Public high school in Bacolod, Philippines

Bata National High School (Mataas na Paaralang Pambansa ng Bata) is a school in Bacolod, Philippines. It is built within the barangay itself (Brgy. Bata). The barangay serves as the boundary between the cities of Bacolod and Talisay. Its name was formed by merging the first syllables of the cities.

== History ==
Bata High School (BHS), which became Bata National High School (BNHS), was established in July 1967 with the passage of City Ordinance No. 112 s. 1967 by virtue of R.A. 6024: "An act to institute a Charter for Barrio High School" and approved on August 4, 1969. Bata High School was born.

On June 10, 1987, President Corazon Aquino signed E.O. 189, placing all secondary public school teachers under the administrative supervision and control of the Department of Education, Culture and Sports (DECS). Finally, R.A. 6655 otherwise known as the "Free Secondary Act" paved the way for the conversion of Bata High School to Bata National High School.

The school started with two first year classes with 71 students per section. There were only two full-time teachers and three part-time teachers headed by Mr. Alfonso Adlaon, the principal of Bata Elementary School, the likewise in-charge of Bata High School.

In 1973, Mr. Adlaon was promoted to District supervisor and Mrs. Violeta R. Benedicto succeeded him. In November 1978, Mrs. Benedicto was promoted as principal of Domingo Lacson High School. Mr. Jose C. Dayot, Jr. who was then the principal of Alangilan High School took over.

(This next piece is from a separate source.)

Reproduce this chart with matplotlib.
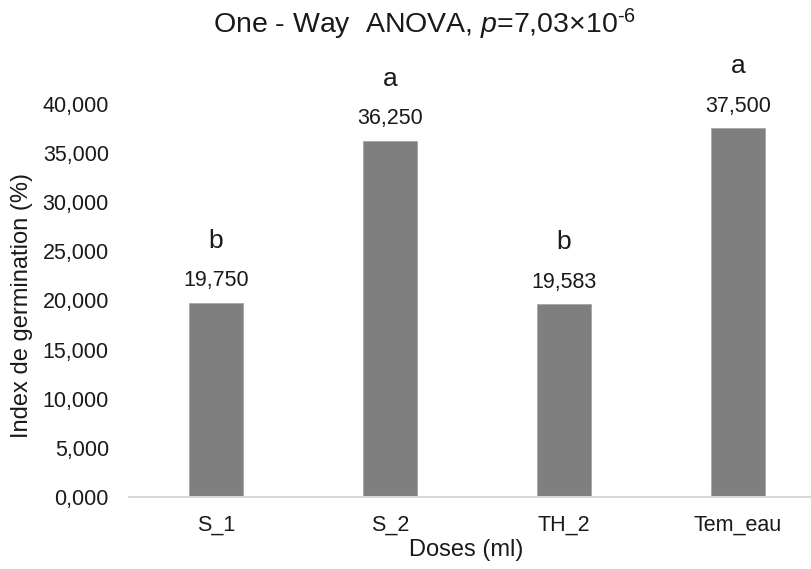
import matplotlib
matplotlib.use("Agg")
import matplotlib.pyplot as plt
from matplotlib.ticker import FixedLocator, FuncFormatter

plt.rcParams["font.family"] = ["Liberation Sans", "DejaVu Sans"]
plt.rcParams["mathtext.fontset"] = "custom"
plt.rcParams["mathtext.rm"] = "Liberation Sans"
plt.rcParams["mathtext.it"] = "Liberation Sans:italic"

# Data
categories = ["S_1", "S_2", "TH_2", "Tem_eau"]
values = [19.750, 36.250, 19.583, 37.500]
groups = ["b", "a", "b", "a"]
yticks = [0, 5, 10, 15, 20, 25, 30, 35, 40]

W, H = 811, 569
fig = plt.figure(figsize=(W / 100, H / 100), dpi=100)

# axes placed in pixel terms: x from 129 to 825, y from 497 (zero) to 103.7 (40)
left, right = 129, 825
bottom, top = 497, 103.7
ax = fig.add_axes([left / W, 1 - bottom / H, (right - left) / W, (bottom - top) / H])

text_color = "#1a1a1a"
x = list(range(len(categories)))
ax.bar(x, values, width=0.315, color="#7f7f7f", edgecolor="#a6a6a6", linewidth=0.6, zorder=2)

ax.set_xlim(-0.5, len(categories) - 0.5)
ax.set_ylim(0, 40)
ax.yaxis.set_major_locator(FixedLocator(yticks))
ax.yaxis.set_major_formatter(FuncFormatter(lambda v, p: f"{v:.3f}".replace(".", ",")))
ax.set_xticks(x)
ax.set_xticklabels(categories)

for s in ["top", "right", "left"]:
    ax.spines[s].set_visible(False)
ax.spines["bottom"].set_color("#d9d9d9")
ax.spines["bottom"].set_linewidth(1.5)
ax.tick_params(axis="both", length=0, labelsize=15.5, colors=text_color)
ax.tick_params(axis="y", pad=14.5)
ax.tick_params(axis="x", pad=12.5)

# value labels and significance letters
for xi, v, g in zip(x, values, groups):
    ax.annotate(f"{v:.3f}".replace(".", ","), (xi, v), xytext=(0, 22),
                textcoords="offset pixels", ha="center", va="center",
                fontsize=15.5, color=text_color, annotation_clip=False)
    ax.annotate(g, (xi, v), xytext=(0, 62), textcoords="offset pixels",
                ha="center", va="center", fontsize=19, color=text_color,
                annotation_clip=False)

fig.text(466 / W, 1 - 550 / H, "Doses (ml)", ha="center", va="center",
         fontsize=17, color=text_color)
fig.text(22 / W, 1 - 306 / H, "Index de germination (%)", ha="center", va="center",
         rotation=90, fontsize=17, color=text_color)
fig.text(425 / W, 1 - 33 / H,
         r"One - Way  ANOVA, $\it{p}$=7,03×10$^{\text{-6}}$",
         ha="center", va="baseline", fontsize=20.5, color=text_color)

fig.savefig("out.png", dpi=100)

In 1989, after 11 years as principal of BHS, Mr. Jose C. Dayot, Jr. was promoted to Education Supervisor I and Mr. Artagnan Baticados succeeded him. After four months Mr. Baticados retired and on January 1, 1990, Ms. Virginia Hofileña took over. Two years after, Ms. Hofileña transferred to the Division of Silay and Mrs. Salvacion R. Gonzales succeeded her as the principal of BNHS.

Mrs. Gonzales was promoted to principal III and was transferred to Domingo Lacson National High School (DLNHS) in 1996. Mr. Jose G. Dayot, III took the leadership as the school head of BNHS and was promoted also to principal III to Sum-ag National High School. Mr. Ramonito Posadas took over on OIC capacity until Mr. Alex Castijon succeeded him. However, Mr. Castijon's stay in BNHS was short-lived due to his early demise. In November 2001, a new principal took over in the person of Mrs. Teresita A. Miravalles. For almost 10 years Mrs. Miravalles had led BNHS to its very challenging years. A year before she retired, she was chosen as the most outstanding secondary school principal in the Division of Bacolod City and BNHS was also chosen as the most outstanding secondary school in the Division of Bacolod City based on SBM practices. In August 2011, Mrs. Miravalles bid goodbye, Josefa M. Jopson then was installed from August 2012 and was promoted to Principal IV in November 2014 to DLNHS.

From S. Y. 2014 - 2017, BNHS was led by Evelyn B. Casiano as the Principal III installed last November 3, 2014. The Officer-in-Charge of the school is Mr. Jimmy P. Dewara, the head of Mathematics Department.